BEGIN

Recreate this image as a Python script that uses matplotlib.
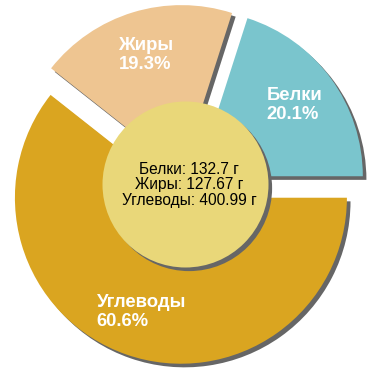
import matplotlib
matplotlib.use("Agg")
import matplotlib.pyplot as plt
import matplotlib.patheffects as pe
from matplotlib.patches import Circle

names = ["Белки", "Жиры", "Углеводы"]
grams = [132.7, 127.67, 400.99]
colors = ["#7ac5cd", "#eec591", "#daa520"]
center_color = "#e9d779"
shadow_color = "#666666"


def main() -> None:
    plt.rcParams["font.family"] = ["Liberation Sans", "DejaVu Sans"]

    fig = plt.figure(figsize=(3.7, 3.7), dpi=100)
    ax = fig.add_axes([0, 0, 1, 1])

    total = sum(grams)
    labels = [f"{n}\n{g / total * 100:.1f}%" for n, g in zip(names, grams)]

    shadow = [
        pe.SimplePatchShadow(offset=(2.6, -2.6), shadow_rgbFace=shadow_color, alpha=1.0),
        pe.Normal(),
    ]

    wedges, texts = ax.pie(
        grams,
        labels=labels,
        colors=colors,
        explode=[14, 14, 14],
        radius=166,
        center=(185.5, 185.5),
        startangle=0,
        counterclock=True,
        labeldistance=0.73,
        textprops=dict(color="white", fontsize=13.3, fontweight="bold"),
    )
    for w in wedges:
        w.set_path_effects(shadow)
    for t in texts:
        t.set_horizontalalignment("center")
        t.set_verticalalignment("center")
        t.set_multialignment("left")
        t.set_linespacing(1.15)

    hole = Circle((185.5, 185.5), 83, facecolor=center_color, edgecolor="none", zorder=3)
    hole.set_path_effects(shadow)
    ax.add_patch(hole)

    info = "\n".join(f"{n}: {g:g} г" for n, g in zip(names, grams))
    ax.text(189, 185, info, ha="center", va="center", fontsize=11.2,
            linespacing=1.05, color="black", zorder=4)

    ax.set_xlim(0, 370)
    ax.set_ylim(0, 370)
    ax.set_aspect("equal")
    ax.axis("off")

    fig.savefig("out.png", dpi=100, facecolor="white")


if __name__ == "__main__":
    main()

END

#### Directions for this task
Transcribe the full listing above exactly as it stands, minus the pictures.

#### Result for this task
Recreate this image as a Python script that uses matplotlib.
import matplotlib
matplotlib.use("Agg")
import matplotlib.pyplot as plt
import matplotlib.patheffects as pe
from matplotlib.patches import Circle

names = ["Белки", "Жиры", "Углеводы"]
grams = [132.7, 127.67, 400.99]
colors = ["#7ac5cd", "#eec591", "#daa520"]
center_color = "#e9d779"
shadow_color = "#666666"


def main() -> None:
    plt.rcParams["font.family"] = ["Liberation Sans", "DejaVu Sans"]

    fig = plt.figure(figsize=(3.7, 3.7), dpi=100)
    ax = fig.add_axes([0, 0, 1, 1])

    total = sum(grams)
    labels = [f"{n}\n{g / total * 100:.1f}%" for n, g in zip(names, grams)]

    shadow = [
        pe.SimplePatchShadow(offset=(2.6, -2.6), shadow_rgbFace=shadow_color, alpha=1.0),
        pe.Normal(),
    ]

    wedges, texts = ax.pie(
        grams,
        labels=labels,
        colors=colors,
        explode=[14, 14, 14],
        radius=166,
        center=(185.5, 185.5),
        startangle=0,
        counterclock=True,
        labeldistance=0.73,
        textprops=dict(color="white", fontsize=13.3, fontweight="bold"),
    )
    for w in wedges:
        w.set_path_effects(shadow)
    for t in texts:
        t.set_horizontalalignment("center")
        t.set_verticalalignment("center")
        t.set_multialignment("left")
        t.set_linespacing(1.15)

    hole = Circle((185.5, 185.5), 83, facecolor=center_color, edgecolor="none", zorder=3)
    hole.set_path_effects(shadow)
    ax.add_patch(hole)

    info = "\n".join(f"{n}: {g:g} г" for n, g in zip(names, grams))
    ax.text(189, 185, info, ha="center", va="center", fontsize=11.2,
            linespacing=1.05, color="black", zorder=4)

    ax.set_xlim(0, 370)
    ax.set_ylim(0, 370)
    ax.set_aspect("equal")
    ax.axis("off")

    fig.savefig("out.png", dpi=100, facecolor="white")


if __name__ == "__main__":
    main()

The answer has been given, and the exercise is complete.